If you're not familiar with these issues, "Brand Name Bullies" is a good primer. Read up, get educated, get mad, then fight back!
1 of 1 people found the following review helpful
Freedom of expression? Oops! Thats copyrighted! 8 Dec. 2006
By R. A. Barricklow - Published on Amazon.com
Format: Hardcover
This book shows copyright industries- film, music, publishing, information- routinely raid the public domain for material in the classic Disney modus operandi- to privitize. Then they and the likes of Microsoft & McDonalds use their battalions of lawyers to use trademarks as blunt instruments in cultural intimidation and censorship. Free speech and artistic expression be damned! Add a little chicanery and you have automatic retroactive copyright protection to works THAT WERE IN THE PUBLIC DOMAIN! Copyright & trademark are essentially monopoly rights. Now they are monopolizing cultur. Trademark law made sense in the context of the market place, they make much less sense now that the market place has become our culture.
Also the law criminalizes the very kinds of inquiries that help identify security weaknesses and openly discuss ways to fix it. Many foreign scientist now avoid travel to the U.S. in fear they would run afoul of these laws. The laws that empower content industries to utterly control the sale AND AFTER MARKET USES of their works.
Did you know the song "Happy Birthday" is copyrighted?
Perhaps the best part of this book is the humorous way it approaches the subject.
The Fruit of the Looms case is worth the read alone.
The more prohibitions you have, the less virtuous people will be. The more weapons you have, the less secure people will be. The more subsidies you have, the less self-reliant people will be
-Lao-Tzu, Tao Te Ching
Well done and highly recommended!
We Are Not Free... 28 Mar. 2009
By booksy - Published on Amazon.com
Format: Hardcover
I thought I knew a little bit about copyright and trademark law, but reading this book really showed me how these laws, set up originally to help individuals, are now squelching everything from artists' creativity to new medical research. This book shows what can go wrong when big corporations and other money-hungry entities start trying to own everything we do under the guise of copyright/trademark law.

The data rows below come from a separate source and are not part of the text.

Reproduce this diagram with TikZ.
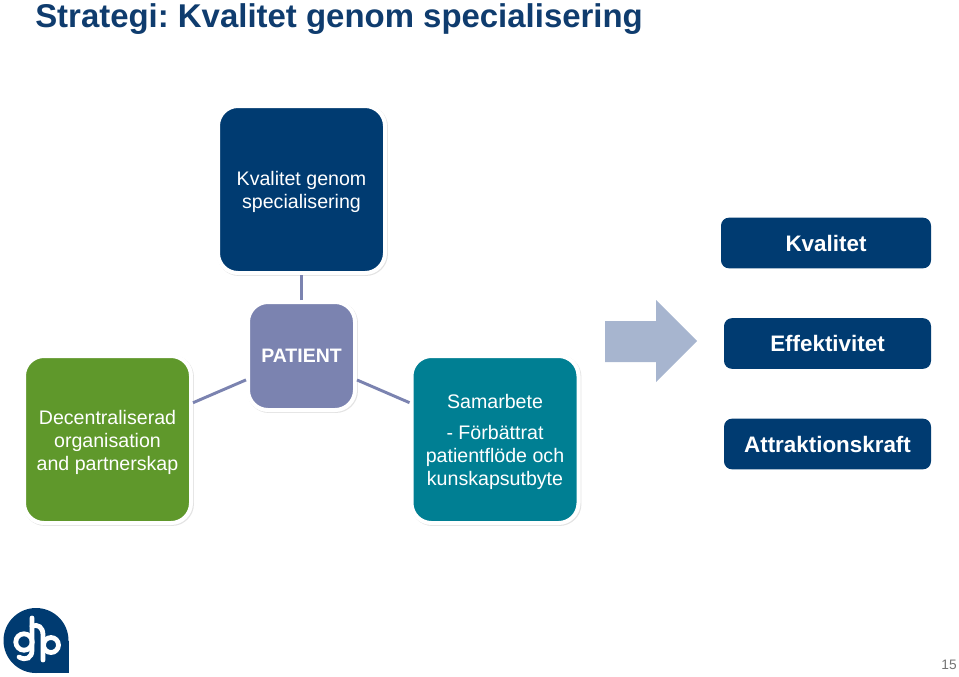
\documentclass[tikz,border=0pt]{standalone}
\usepackage{fontspec}
\setmainfont{Liberation Sans}
\usetikzlibrary{shadows}
\definecolor{navy}{HTML}{003B71}
\definecolor{leaf}{HTML}{5F982B}
\definecolor{sea}{HTML}{007F93}
\definecolor{slate}{HTML}{7B83B0}
\definecolor{pale}{HTML}{A7B5CF}
\definecolor{titleblue}{HTML}{0F3C6E}
\newcommand{\lowstart}{\rule{0pt}{14.5pt}}
\begin{document}
\frenchspacing
\begin{tikzpicture}[x=0.75pt,y=-0.75pt,
    bigbox/.style={rectangle,rounded corners=15pt,draw=white,line width=3pt,text=white,align=center,
      inner sep=0pt,font=\fontsize{14.7}{17.25}\selectfont,
      drop shadow={shadow xshift=0.7pt,shadow yshift=-0.7pt,fill=black!22,draw=black!22,line width=3pt}},
    sidebox/.style={rectangle,rounded corners=6pt,fill=navy,text=white,inner sep=0pt,minimum height=38pt,
      font=\fontsize{16.8}{18}\selectfont\bfseries},
    link/.style={draw=slate,line width=2.2pt}]
  \useasboundingbox (0,0) rectangle (959,676);
  \node[anchor=base west,text=titleblue,inner sep=0pt,font=\fontsize{24.7}{30}\selectfont\bfseries] (heading) at (35,27) {Strategi: Kvalitet genom specialisering};
  % the four squares, sizes in pixels of the reference
  \node[bigbox,fill=navy,minimum width=125.25pt,minimum height=125.25pt] (goal) at (301.5,189.5) {\lowstart Kvalitet genom\\specialisering};
  \node[bigbox,fill=slate,minimum width=80.25pt,minimum height=81pt,font=\fontsize{14.6}{17}\selectfont\bfseries] (patient) at (301.5,356) {PATIENT};
  \node[bigbox,fill=leaf,minimum width=125.25pt,minimum height=125.25pt] (org) at (107.5,439.5) {\lowstart Decentraliserad\\organisation\\and partnerskap};
  \node[bigbox,fill=sea,minimum width=125.25pt,minimum height=125.25pt] (team) at (495,439.5) {\lowstart Samarbete\\[5.5pt]- Förbättrat\\patientflöde och\\kunskapsutbyte};
  \draw[link] (patient) -- (goal);
  \draw[link] (patient) -- (org);
  \draw[link] (patient) -- (team);
  % arrow towards the results
  \fill[pale] (605,321) -- (656,321) -- (656,300) -- (697,341) -- (656,382) -- (656,362) -- (605,362) -- cycle;
  \node[sidebox,minimum width=157.5pt] (quality) at (826,243) {Kvalitet};
  \node[sidebox,minimum width=155.25pt] (speed) at (827.5,343.5) {Effektivitet};
  \node[sidebox,minimum width=155.25pt] (pull) at (827.5,444) {Attraktionskraft};
  % logo
  \fill[navy] (36,640.5) circle[radius=32.5];
  \fill[navy] (36,640.5) rectangle (68.5,673);
  \begin{scope}[draw=white,line width=3.6pt,line cap=round]
    \draw (24,642) circle[radius=8.2];
    \draw (32,618) -- (32,650) .. controls (32,658) and (26,661) .. (19,657);
    \draw (32,626) .. controls (38,624) and (43,627) .. (43,635) -- (43,660);
    \draw (51,645) circle[radius=7.5];
  \end{scope}
  \node[text=black!55,inner sep=0pt,font=\fontsize{10.3}{12}\selectfont] (pagenum) at (949,665) {15};
\end{tikzpicture}
\end{document}
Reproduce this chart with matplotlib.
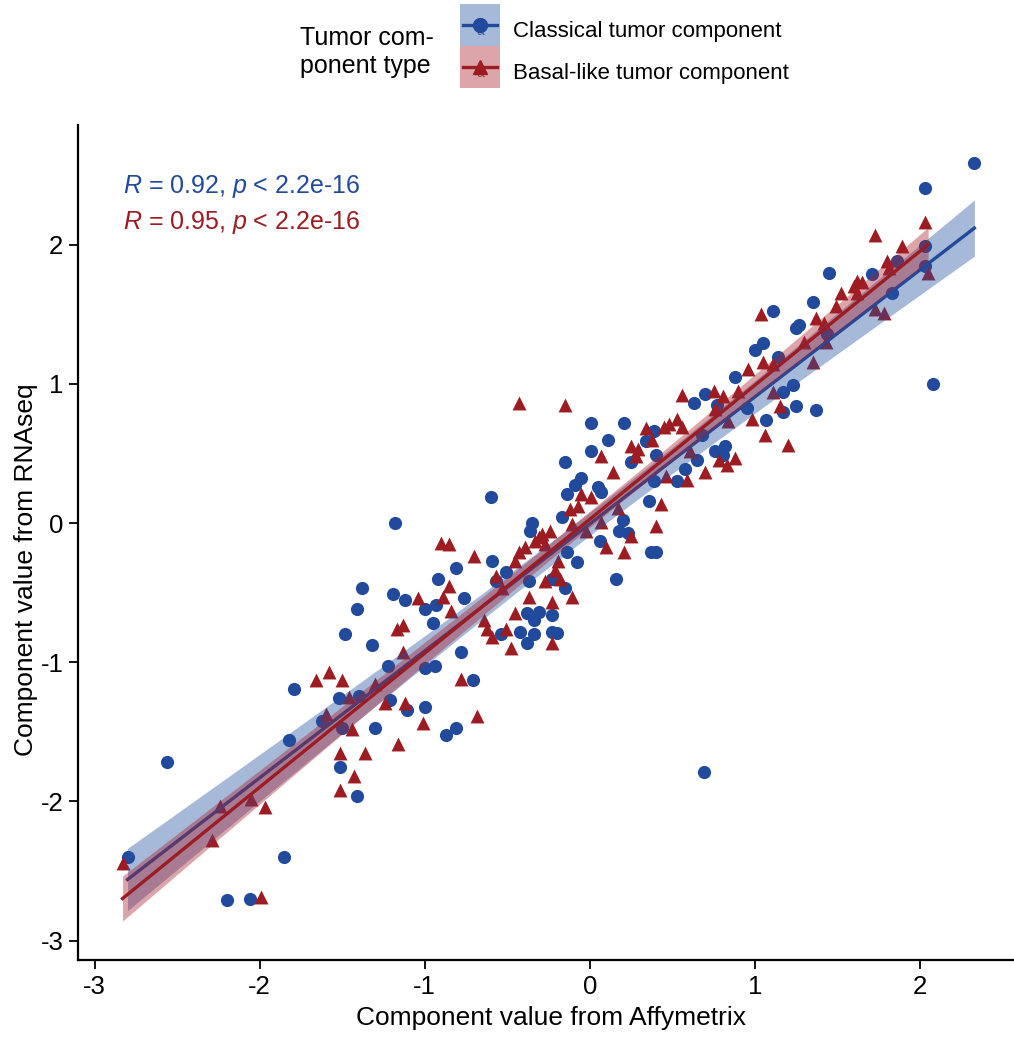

The book is written in an entertaining manner and is an easy read. Some of the stories are amazing, like the copyright on "silence" and the patent on a method of swinging on a swing. I was especially struck by the point the author makes that creativity and research are being stifled by all these crazy laws, and the way these companies want to "own" our very actions.

Although entertaining, ultimately this book depressed me a little, because I see this problem getting worse as time goes on.
1 of 3 people found the following review helpful
My Opinion (C) (R) tm 4 May 2005
By CaliforniaMDS - Published on Amazon.com
Format: Hardcover
The topic of this book is incredible. Hard to beleive it's gone this far. It boggles the mind.

That said, I found large parts of the book to be repetitive, and didn't really give enough background/details on the various examples. I would have liked some more finger pointing, but as it stands, I'll boycott Ralph Lauren-Polo for being a putz about the name!

Recommended reading, but wish the writing was a bit better.